The bill aims to do something that successive governments have promised and failed to deliver: transfer meaningful power from Whitehall to local communities. It proposes new frameworks for combined authorities, expanded mayoral powers, community-level decision-making and a reconfiguration of the relationship between central government and the regions.
What the Bill Actually Does
At its core, the bill creates a statutory framework for English devolution that goes beyond the ad hoc deals of the past decade. Previous devolution agreements — Greater Manchester, the West Midlands, Teesside — were bespoke arrangements negotiated individually with Whitehall. The new bill establishes a standardised pathway that any area can follow, with defined powers, funding mechanisms and governance structures.

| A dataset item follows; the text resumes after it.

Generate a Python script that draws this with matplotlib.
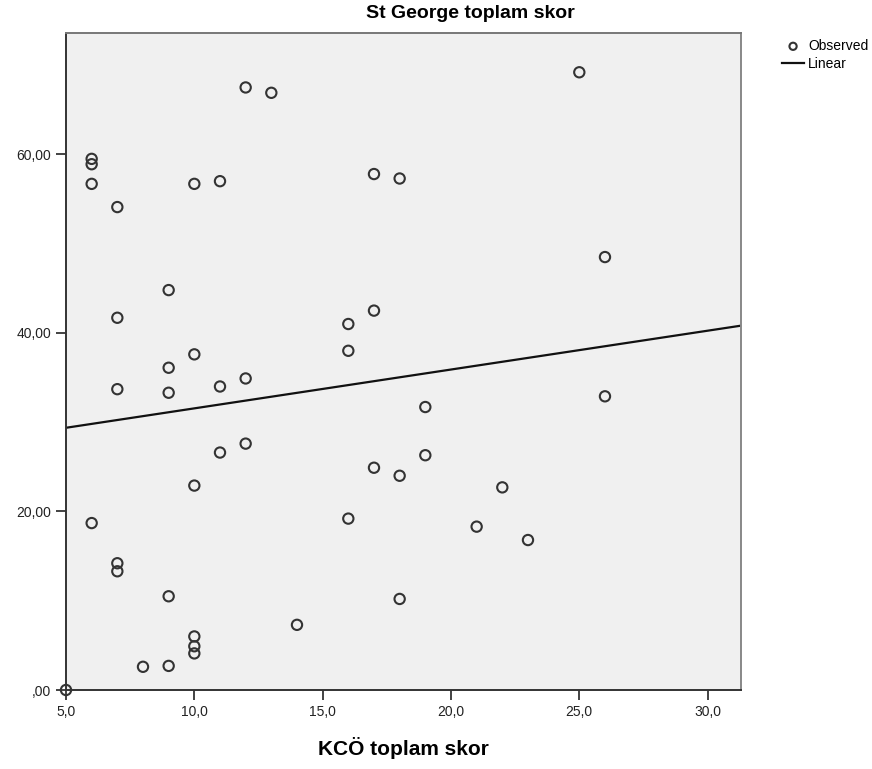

The community empowerment provisions are equally significant. The bill creates new rights for communities to take over local assets, participate in planning decisions and hold local authorities to account. It establishes community-level bodies with statutory powers that go beyond the existing parish council framework.
The Lords Amendments
The bill has been significantly amended during its passage through the Lords. Peers have pushed for stronger protections for community assets, more robust accountability mechanisms for combined authorities and clearer definitions of which powers can and cannot be devolved. The government has accepted some amendments and resisted others, setting up a classic ping-pong between the two chambers.
The debates have been substantive and largely non-partisan. Cross-bench peers with local government experience have pushed for practical improvements. Labour peers have argued for stronger community rights. Conservative peers have raised concerns about the relationship between devolved bodies and existing council structures.
Why It Matters
England’s governance is absurdly centralised by international standards. Decisions about housing, transport, planning and economic development that in France, Germany or the United States would be made locally are made in Whitehall. The result is a one-size-fits-all approach that fails communities with vastly different needs and priorities.
If the devolution bill works as intended, it could begin to change this. Combined authorities with real powers and real budgets could make decisions tailored to their regions. Communities could shape their local environments in ways that are currently impossible. The gap between Westminster politics and people’s lived experience could, marginally, narrow.
That is a big “if.” Previous devolution promises have been hollowed out by Treasury control of funding, Whitehall reluctance to surrender power and local political dysfunction. But the bill represents a serious attempt, and it deserves more attention than it is getting. The biggest changes in governance often happen while everyone is looking elsewhere.